The wide scope of study of the discipline of missiology makes it difficult for missiologist to agree upon a unified definition on what missiology is. One approach is to reflect on what mission is and then define the ways in which mission is explained theologically: “Mission is the participation of the people of God in God’s action in the world. The theological and critical reflection about mission is called missiology”
Johannes Verkuyl states, “Missiology’s task in every age is to investigate scientifically and critically the presuppositions, motives, structures, methods, patterns of cooperation and leadership which the churches bring to their mandate” Every mission needs a strategy which can be employed in specific environment, among specific cultural context.

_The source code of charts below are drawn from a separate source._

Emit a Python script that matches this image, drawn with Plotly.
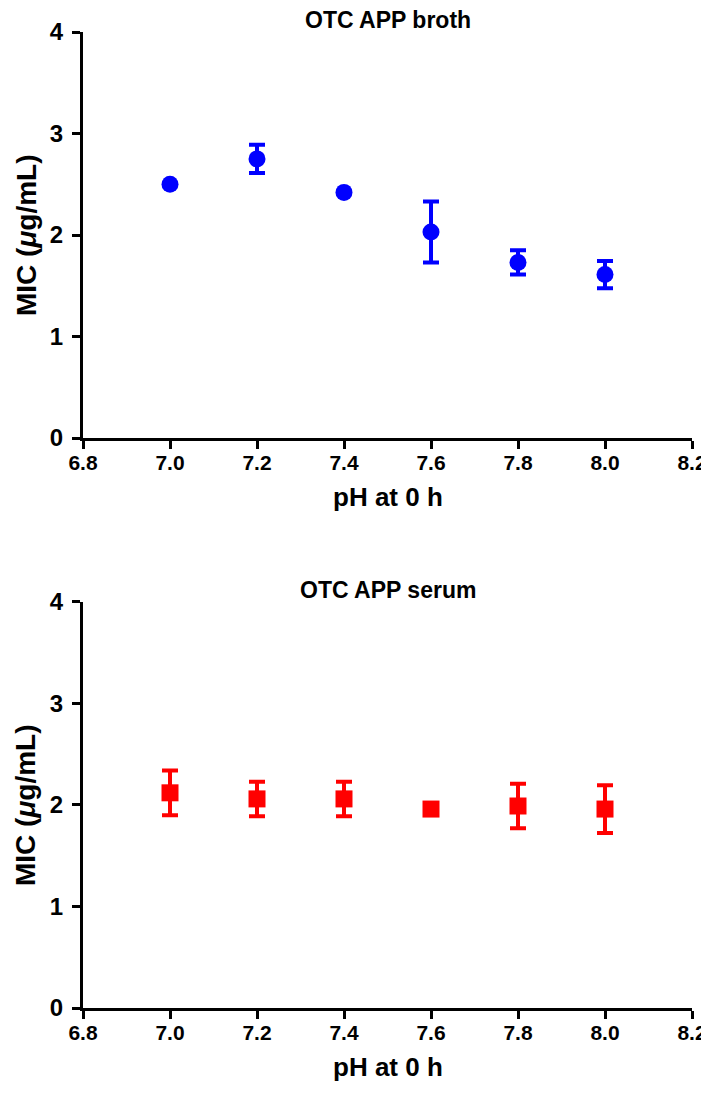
import plotly.graph_objects as go

ph = [7.0, 7.2, 7.4, 7.6, 7.8, 8.0]
broth_mic = [2.50, 2.75, 2.42, 2.03, 1.73, 1.61]
broth_sd = [0.0, 0.14, 0.0, 0.30, 0.12, 0.135]
serum_mic = [2.12, 2.06, 2.06, 1.96, 1.99, 1.96]
serum_sd = [0.22, 0.17, 0.17, 0.05, 0.22, 0.235]
x_ticks = [6.8, 7.0, 7.2, 7.4, 7.6, 7.8, 8.0, 8.2]
x_ticklabels = ["6.8", "7.0", "7.2", "7.4", "7.6", "7.8", "8.0", "8.2"]
y_ticks = [0, 1, 2, 3, 4]

FONT = "Liberation Sans, Arial, sans-serif"

TOP_DOM = [0.584, 1.0]
BOT_DOM = [0.0, 0.416]

fig = go.Figure()
fig.add_trace(go.Scatter(
    x=ph, y=broth_mic, mode="markers", xaxis="x", yaxis="y",
    marker=dict(symbol="circle", size=17, color="#0000FF"),
    error_y=dict(type="data", array=broth_sd, visible=True, color="#0000FF",
                 thickness=4, width=8),
    showlegend=False))
fig.add_trace(go.Scatter(
    x=ph, y=serum_mic, mode="markers", xaxis="x2", yaxis="y2",
    marker=dict(symbol="square", size=17, color="#FF0000"),
    error_y=dict(type="data", array=serum_sd, visible=True, color="#FF0000",
                 thickness=4, width=8),
    showlegend=False))

axis_common = dict(showline=True, linecolor="black", linewidth=3,
                   ticks="outside", ticklen=8, tickwidth=3, tickcolor="black",
                   showgrid=False, zeroline=False, automargin=False,
                   ticklabeloverflow="allow")

xax = dict(range=[6.8, 8.2], tickvals=x_ticks, ticktext=x_ticklabels, ticklabelstandoff=-4,
           tickfont=dict(family=FONT, size=21, color="black", weight="bold"), **axis_common)
yax = dict(range=[0, 4], tickvals=y_ticks, ticklabelstandoff=4,
           tickfont=dict(family=FONT, size=24, color="black", weight="bold"), **axis_common)

title_font = dict(family=FONT, size=23, color="black")
axis_title_font = dict(family=FONT, size=26, color="black")
ytitle_font = dict(family=FONT, size=28, color="black")

annotations = []
for dom, name in [(TOP_DOM, "OTC APP broth"), (BOT_DOM, "OTC APP serum")]:
    annotations.append(dict(text=f"<b>{name}</b>", x=0.5, y=dom[1], xref="paper", yref="paper",
                            xanchor="center", yanchor="middle", yshift=12, showarrow=False,
                            font=title_font))
    annotations.append(dict(text="<b>pH at 0 h</b>", x=0.5, y=dom[0], xref="paper", yref="paper",
                            xanchor="center", yanchor="middle", yshift=-59, showarrow=False,
                            font=axis_title_font))
    annotations.append(dict(text="<b>MIC (<i>μ</i>g/mL)</b>", x=0, y=(dom[0] + dom[1]) / 2,
                            xref="paper", yref="paper", xanchor="center", yanchor="middle",
                            xshift=-57, textangle=-90, showarrow=False, font=ytitle_font))

# The page body has an 8px default margin, so the figure is drawn 8px smaller
fig.update_layout(
    width=701, height=1087,
    margin=dict(l=75, r=17, t=24, b=87),
    plot_bgcolor="white", paper_bgcolor="white",
    xaxis=dict(domain=[0, 1], anchor="y", **xax),
    yaxis=dict(domain=TOP_DOM, anchor="x", **yax),
    xaxis2=dict(domain=[0, 1], anchor="y2", **xax),
    yaxis2=dict(domain=BOT_DOM, anchor="x2", **yax),
    annotations=annotations,
)

fig.write_html("out.html")
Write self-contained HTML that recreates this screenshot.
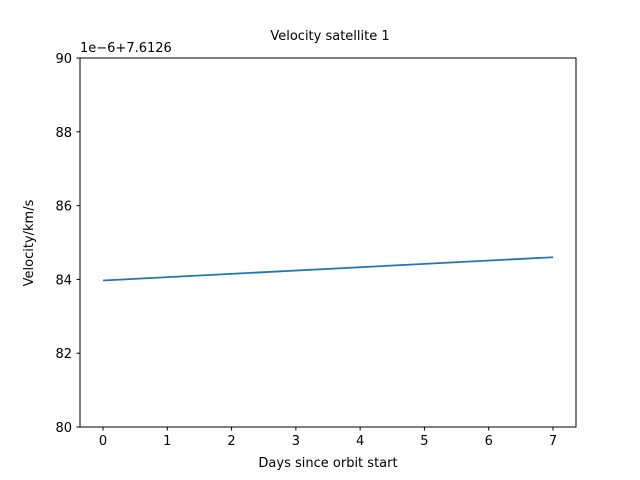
<!DOCTYPE html>
<html><head><meta charset="utf-8"><style>
body{margin:0;background:#fff;}
svg{display:block;font-family:"DejaVu Sans","Liberation Sans",sans-serif;}
</style></head><body>
<svg id="chart" width="640" height="480">
<rect width="640" height="480" fill="#fff"/>
<text x="330" y="40" font-size="13" text-anchor="middle">Velocity satellite 1</text>
<text x="80" y="52" font-size="13">1e−6+7.6126</text>
<text x="328" y="467" font-size="13" text-anchor="middle">Days since orbit start</text>
<text transform="translate(33,243) rotate(-90)" font-size="13" text-anchor="middle">Velocity/km/s</text>
<g id="ticks"></g>
<g id="marks"></g>
<rect x="80" y="58" width="496" height="369" fill="none" stroke="#000" stroke-width="1"/>
</svg>
<script>
const xTicks=[0,1,2,3,4,5,6,7];
const yTicks=[80,82,84,86,88,90];
const days=[0,7];
const velocity=[83.97,84.6];
const X=v=>103+v*(450/7);
const Y=v=>427-(v-80)*36.9;
const ns="http://www.w3.org/2000/svg";
const t=document.getElementById('ticks');
function el(n,a,p){const e=document.createElementNS(ns,n);for(const k in a)e.setAttribute(k,a[k]);p.appendChild(e);return e;}
xTicks.forEach(v=>{
 const l=el('line',{x1:X(v),x2:X(v),y1:427,y2:430.5,stroke:'#000'},t);
 
 
 const s=el('text',{x:X(v),y:445,'font-size':13,'text-anchor':'middle'},t);s.textContent=v;
 
 
});
yTicks.forEach(v=>{
 const l=el('line',{x1:76.5,x2:80,y1:Y(v),y2:Y(v),stroke:'#000'},t);
 
 
 const s=el('text',{x:72,y:Y(v)+5,'font-size':13,'text-anchor':'end'},t);s.textContent=v;
 
 
});
const pts=days.map((d,i)=>X(d)+','+Y(velocity[i])).join(' ');
const pl=el('polyline',{points:pts,fill:'none',stroke:'#1f77b4','stroke-width':1.8},document.getElementById('marks'));


</script>
</body></html>
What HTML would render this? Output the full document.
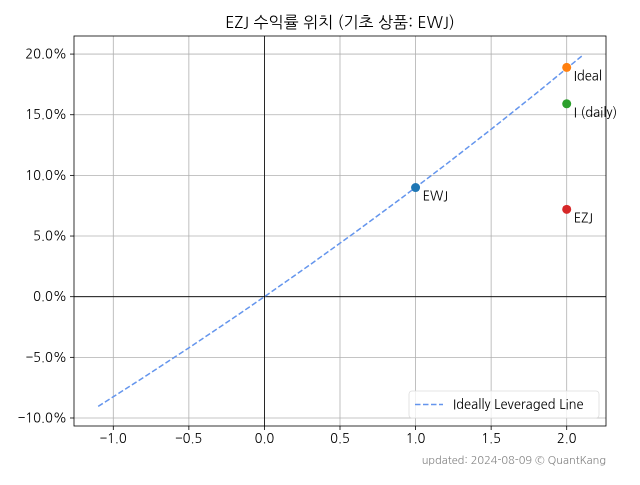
<!DOCTYPE html>
<html><head><meta charset="utf-8"><style>
body{margin:0;background:#fff;}
svg text{font-family:"NanumGothic","Noto Sans CJK KR",sans-serif;}
</style></head><body>
<svg id="chart" width="640" height="480" xmlns="http://www.w3.org/2000/svg">
<rect width="640" height="480" fill="#fff"/>
<text x="340" y="28" text-anchor="middle" font-size="16" fill="#000">EZJ 수익률 위치 (기초 상품: EWJ)</text>
<g id="grid"></g>
<g id="marks"></g>
<rect x="74" y="36" width="532" height="390" fill="none" stroke="#000" stroke-width="0.8"/>
<g>
<rect x="409" y="391" width="190" height="27" rx="3" fill="#fff" fill-opacity="0.8" stroke="#ddd" stroke-width="0.8"/>
<line x1="415" y1="404.5" x2="443" y2="404.5" stroke="#6495ED" stroke-width="1.5" stroke-dasharray="5.5,2.5"/>
<text x="453" y="409" font-size="13">Ideally Leveraged Line</text>
</g>
<text x="606" y="464" text-anchor="end" font-size="11" fill="#888">updated: 2024-08-09 © QuantKang</text>
</svg>
<script>
const baseReturn = 0.09;
const lineLeverage = [-1.1, -0.8, -0.5, -0.2, 0, 0.3, 0.6, 0.9, 1.2, 1.5, 1.8, 2.1];
const pointLabels = ["EWJ", "Ideal", "I (daily)", "EZJ"];
const pointLeverage = [1, 2, 2, 2];
const pointReturns = [0.090, 0.189, 0.159, 0.072];
const pointColors = ["#1f77b4", "#ff7f0e", "#2ca02c", "#d62728"];
const xTicks = [-1.0, -0.5, 0.0, 0.5, 1.0, 1.5, 2.0];
const yTicks = [-0.10, -0.05, 0.0, 0.05, 0.10, 0.15, 0.20];

const NS = "http://www.w3.org/2000/svg";
const X0 = 74, X1 = 606, Y0 = 36, Y1 = 426;
const xMin = -1.26, xMax = 2.26, yMin = -0.1066, yMax = 0.2149;
const sx = v => X0 + (v - xMin) / (xMax - xMin) * (X1 - X0);
const sy = v => Y1 - (v - yMin) / (yMax - yMin) * (Y1 - Y0);
function mk(tag, attrs, parent, text) {
  const e = document.createElementNS(NS, tag);
  for (const k in attrs) e.setAttribute(k, attrs[k]);
  if (text !== undefined) e.textContent = text;
  parent.appendChild(e);
  return e;
}
const grid = document.getElementById("grid");
const marks = document.getElementById("marks");
xTicks.forEach(t => {
  const g = mk("line", {x1: sx(t), x2: sx(t), y1: Y0, y2: Y1, stroke: "#b0b0b0", "stroke-width": 0.8}, grid);
  
  
  mk("line", {x1: sx(t), x2: sx(t), y1: Y1, y2: Y1 + 4, stroke: "#000", "stroke-width": 0.8}, grid);
  const l = mk("text", {x: sx(t), y: Y1 + 17, "text-anchor": "middle", "font-size": 13}, grid, t.toFixed(1).replace("-", "−"));
  
  
});
yTicks.forEach(t => {
  const g = mk("line", {x1: X0, x2: X1, y1: sy(t), y2: sy(t), stroke: "#b0b0b0", "stroke-width": 0.8}, grid);
  
  
  mk("line", {x1: X0 - 4, x2: X0, y1: sy(t), y2: sy(t), stroke: "#000", "stroke-width": 0.8}, grid);
  const l = mk("text", {x: X0 - 7, y: sy(t) + 4.5, "text-anchor": "end", "font-size": 13}, grid, (t * 100).toFixed(1).replace("-", "−") + "%");
  
  
});
const ax = mk("line", {x1: sx(0), x2: sx(0), y1: Y0, y2: Y1, stroke: "#000", "stroke-width": 0.8}, grid);


const ay = mk("line", {x1: X0, x2: X1, y1: sy(0), y2: sy(0), stroke: "#000", "stroke-width": 0.8}, grid);



const pts = lineLeverage.map(L => sx(L).toFixed(2) + "," + sy(Math.pow(1 + baseReturn, L) - 1).toFixed(2));
const pl = mk("polyline", {points: pts.join(" "), fill: "none", stroke: "#6495ED", "stroke-width": 1.5, "stroke-dasharray": "5.5,2.5"}, marks);



pointLabels.forEach((lab, i) => {
  const c = mk("circle", {cx: sx(pointLeverage[i]), cy: sy(pointReturns[i]), r: 4.5, fill: pointColors[i]}, marks);
  
  
  const t = mk("text", {x: sx(pointLeverage[i]) + 7, y: sy(pointReturns[i]) + 13, "font-size": 13}, marks, lab);
  
  
});
</script>
</body></html>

This adds to the definition of missiology a three-dimensional area of study: “Missiology is made up of three interdependent areas of study: theology, the social sciences, and strategy. Theology explains the foundations of mission, culture (the social sciences) elaborates on the arena of mission, and strategy explicitly points to the ways in which missions is implemented. Defining what is missiology continues even today and it will continue in the near future until a definition acceptable to all missiologists is coined.
Today missiology is taught at many Christian theological schools and its scope of study and relations with the other theological and social sciences differ to a great extent. It continues to be considered a Christian theological discipline and at the same time it is argued whether missiology is a strictly church discipline or academic one.
The close interaction between missiology, social sciences and culture made scholars to shape the discipline within the framework of history and sociology and remind about the “colonial past of missions” when Christians often attempted to use their political and economic power in evangelism. Many missiologists are now disavowing these methods and attempt to construct a new paradigm that does not employ such imperialistic approaches which lead to language and cultural imposition.
The issues of syncretism and context in mission have been well explained and missiology obtained the features of intercultural theology.